尤里安戴着白手套的手支着额角,淡淡说:“如果工作不需要病人,那么我会退出。”

爱德华看着眼前盖着钢印章的协查令,上面有现任总警司的签名,这个暴力机关真的非常严谨可怕,所以贝里才做出了那样的决定。

“贝里警长是我第一个开具诊断结果的病人,他当时不能接受这个结果,反反复复研判,直到他忽然因为工作,离开了帝都。”

尤里安说:“是那场暴动?”

“是的,他当时注射了足量镇定剂,在昏睡状态下被带走的,这也是他的主意。”爱德华抬起头,“他有多强硬,应该能了解一些吧?”

“后来呢?”

“后来,在暴动中他被暴力集团埋伏,回到帝都时,已经差不多是半个废人了,在休养阶段,他找到了我,说想到了永久治疗躯体依赖症的办法。”

尤里安看着他,双眼藏在帽檐阴影下。

“他选择去除身体的生||殖功能。”爱德华忍不住苦笑,“现在说起来,还是觉得不可思议。”

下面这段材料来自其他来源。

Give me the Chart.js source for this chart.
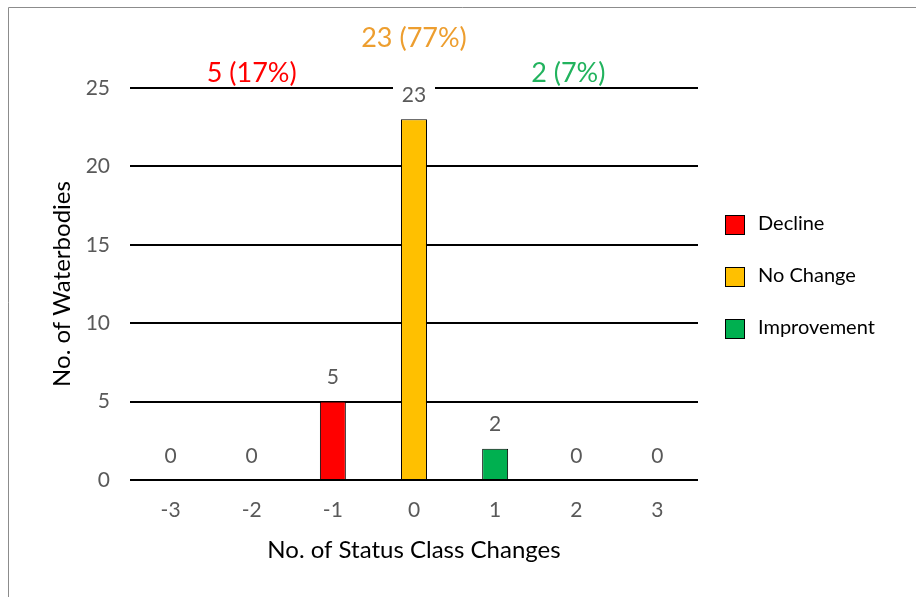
<!DOCTYPE html>
<html>
<head>
<meta charset="UTF-8">
<title>Status Class Changes</title>
<script src="https://cdn.jsdelivr.net/npm/chart.js@4.4.1/dist/chart.umd.min.js"></script>
<style>
  html, body { margin: 0; padding: 0; background: #fff; }
  #wrap { width: 916px; height: 597px; }
</style>
</head>
<body>
<div id="wrap"><canvas id="chart" width="916" height="597"></canvas></div>
<script>
// data
const categories = ['-3', '-2', '-1', '0', '1', '2', '3'];
const declineValues = [null, null, 5, null, null, null, null];
const noChangeValues = [null, null, null, 23, null, null, null];
const improvementValues = [null, null, null, null, 2, null, null];
const seriesNames = ['Decline', 'No Change', 'Improvement'];
const seriesColors = ['#FF0000', '#FFC000', '#00B050'];
const summaryColors = ['#FF0000', '#ED9E2F', '#22B35E'];
// which categories each group covers (summary label sits over the middle)
const summaryRanges = [[0, 2], [3, 3], [4, 6]];

const FONT = 'Lato, "Open Sans", sans-serif';
const allSeries = [declineValues, noChangeValues, improvementValues];
const totals = categories.map((c, i) => allSeries.reduce((s, arr) => s + (arr[i] || 0), 0));
const grandTotal = totals.reduce((a, b) => a + b, 0);

const extras = {
  id: 'extras',
  beforeDraw(chart) {
    const ctx = chart.ctx;
    ctx.save();
    ctx.strokeStyle = '#8c8c8c';
    ctx.lineWidth = 1;
    ctx.beginPath();
    ctx.moveTo(8.5, 600);
    ctx.lineTo(8.5, 7.5);
    ctx.lineTo(920, 7.5);
    ctx.stroke();
    ctx.restore();
  },
  afterDatasetsDraw(chart) {
    const ctx = chart.ctx;
    const x = chart.scales.x, y = chart.scales.y;
    ctx.save();
    ctx.textAlign = 'center';
    ctx.textBaseline = 'middle';

    // value labels above each category
    ctx.font = '21px ' + FONT;
    totals.forEach((t, i) => {
      const px = x.getPixelForValue(i);
      const py = y.getPixelForValue(t) - 25;
      if (t > 22) {
        ctx.fillStyle = '#fff';
        ctx.fillRect(px - 21, py - 12, 42, 24);
      }
      ctx.fillStyle = '#595959';
      ctx.fillText(String(t), px, py + 1);
    });

    // group summaries at the top
    ctx.font = '27px ' + FONT;
    allSeries.forEach((arr, k) => {
      const sum = arr.reduce((s, v) => s + (v || 0), 0);
      const pct = Math.round(sum / grandTotal * 100);
      const [a, b] = summaryRanges[k];
      const px = (x.getPixelForValue(a) + x.getPixelForValue(b)) / 2 - (k === 2 ? 8 : 0);
      const py = k === 1 ? 38 : 73;
      ctx.fillStyle = summaryColors[k];
      ctx.fillText(sum + ' (' + pct + '%)', px, py);
    });

    // axis titles
    ctx.fillStyle = '#000';
    ctx.font = '24px ' + FONT;
    ctx.fillText('No. of Status Class Changes', (x.left + x.right) / 2, 550);
    ctx.save();
    ctx.translate(62, (y.top + y.bottom) / 2);
    ctx.rotate(-Math.PI / 2);
    ctx.fillText('No. of Waterbodies', 0, 0);
    ctx.restore();

    // legend
    ctx.textAlign = 'left';
    ctx.font = '20px ' + FONT;
    chart.data.datasets.forEach((ds, k) => {
      const top = 215 + k * 52;
      ctx.fillStyle = ds.backgroundColor;
      ctx.fillRect(725, top, 20, 20);
      ctx.strokeStyle = '#000';
      ctx.lineWidth = 1;
      ctx.strokeRect(725.5, top + 0.5, 19, 19);
      ctx.fillStyle = '#000';
      ctx.fillText(ds.label, 758, top + 9);
    });
    ctx.restore();
  }
};

new Chart(document.getElementById('chart'), {
  type: 'bar',
  data: {
    labels: categories,
    datasets: allSeries.map((arr, k) => ({
      label: seriesNames[k],
      data: arr,
      backgroundColor: seriesColors[k],
      borderColor: '#000',
      borderWidth: 1,
      categoryPercentage: 1,
      barPercentage: 0.32
    }))
  },
  options: {
    responsive: false,
    animation: false,
    layout: { padding: { left: 0, right: 218, top: 88, bottom: 0 } },
    plugins: { legend: { display: false }, tooltip: { enabled: false } },
    scales: {
      x: {
        stacked: true,
        grid: { display: false },
        border: { display: false },
        ticks: { color: '#595959', font: { family: FONT, size: 21 }, padding: 10 },
        afterFit(s) { s.height = 117; }
      },
      y: {
        stacked: true,
        min: 0,
        max: 25,
        ticks: { stepSize: 5, color: '#595959', font: { family: FONT, size: 21 }, padding: 20 },
        grid: { color: '#000', lineWidth: 2, drawTicks: false },
        border: { display: false },
        afterFit(s) { s.width = 130; }
      }
    }
  },
  plugins: [extras]
});
</script>
</body>
</html>
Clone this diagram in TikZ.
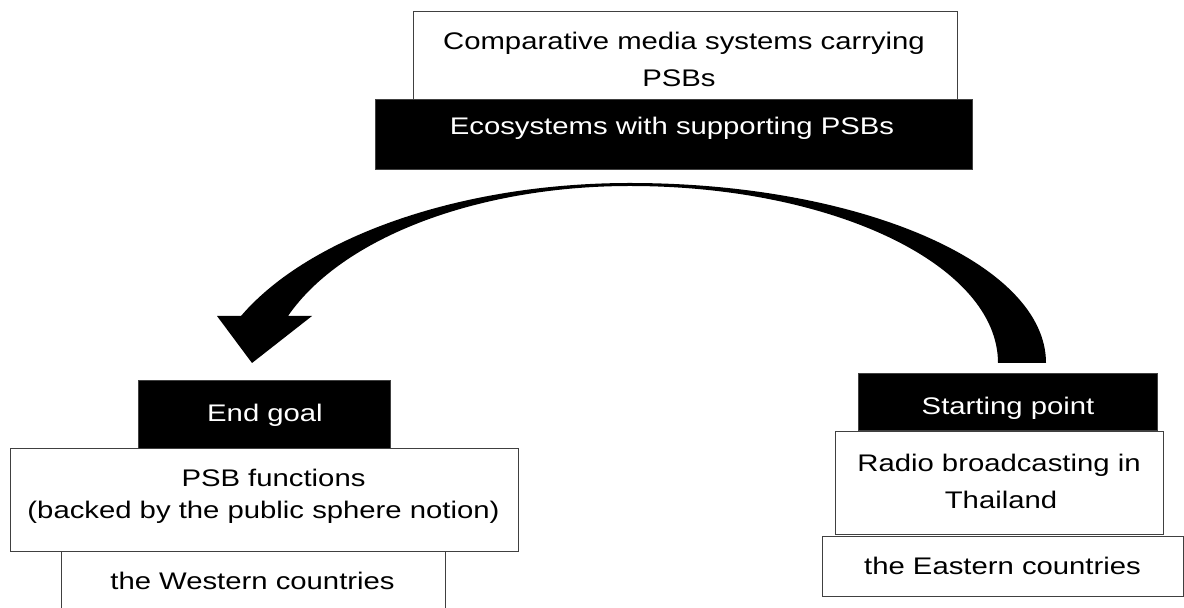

“是你帮了他?”尤里安问,“他在你们医院进行手术,不是为了治疗骨折?”

“是的。”

“为什么会同意?对你来说是犯法的。”

“为什么呢?因为他威胁,因为他请求,或者最重要的,是我也想看看,躯体依赖症能不能通过这种手段一劳永逸。”爱德华抓着自己头发,“我真是疯了。”

“那么他痊愈了吗?”

“不知道,手术后贝里警长不再来见我,我始终没有复查的机会。”

从档案室里找到贝里警长当年的手术资料,上面是伪造的手术记录,事件相关人员签了保密协议,做手术的医护除了爱德华,还有一个护士已经去世。

当年的真相,只存在在尤里安手里的录音笔里,爱德华在录音里承认了全部。

尤里安捏着录音笔沉思,他面前的电话响了。

“尤里安室长,是我。”意料之中的声音,没有过多寒暄,他直接说,“想和你聊聊,今天下午方便吗?”

录音笔在电话刚刚响起的时候已经开启录音模式,尤里安看着闪烁的指示灯,说:“您来安排。”

监察室室长和被监视对象私下进行会面是不被允许的,严重情况下会毁了他们的职业生涯。

贝里将见面地点定在警司大楼下,一处正对监控的吸烟处,他们像是偶尔遇到,然后决定在这里抽烟聊天。

“我知道你找了爱德华,他应该把所有事情都告诉你了。”贝里抽着烟,表情和蔼,“是吧?”

尤里安手指夹着点着的烟,“从一开始您就知道,您在第一监察室的名单上?”

“是的。”

“躯体依赖症是接近我的借口,您也知道监察部会采用什么样的手段监视,故意让我找到爱德华身上。”尤里安说完,双方都沉默了一会,“为什么要这么做?”

“主动透露弱点没什么不好的,如果我一直隐瞒,监视手段只会不断升级,直到我所有秘密被发掘。我很清楚。”贝里弹掉烟灰,“多年前,一位找不出问题的竞选者被监察部故意下套,多年努力功亏一篑。”

尤里安笑了笑,“我不会的。”

“你不会,不代表别人不会。”贝里说,“还是说说我的事吧,你会怎么做?”

“您希望我怎么做?”

“我希望你保持沉默。”贝里警长说,“说出去,这是不小的丑闻,警司不会让背负舆论的我出面成为总警司长,议会更不会。”

“那当初为什么要执意这么做?”

“如果不做手术,我或许很早就辞职了。”远处有人走近,贝里警长露出笑容点头示意,一边说,“躯体依赖症,让我变得不再是我,失去所有判断能力,好像一头野兽,我痛恨那种状态。”

他视线看向尤里安,“你应该有所体会。”

尤里安觉得领口太紧,扼住了他的咽喉,他解开衬衫第一颗扣子,把手里的烟举起来闻了闻。

贝里眉心皱起来,露出狠厉神态,“我不想被控制,任何事情任何人都不能控制我。”

尤里安忽然问:“不被控制,让你觉得生活变好了吗?”

贝里没有回答。

“不再受任何人控制吗?可是,您不是也在控制自己吗?”尤里安说,“记得每天打电话,哪怕深夜回家也不会忘记,记得为夫人的房子交管理费,可是从来不见她,是躯体依赖症痊愈,到了连一面也不想见的地步吗?”

多年的独居生活让贝里明白这个问题的答案,“不重要,我们都得到了想要的生活,其他的无关紧要。”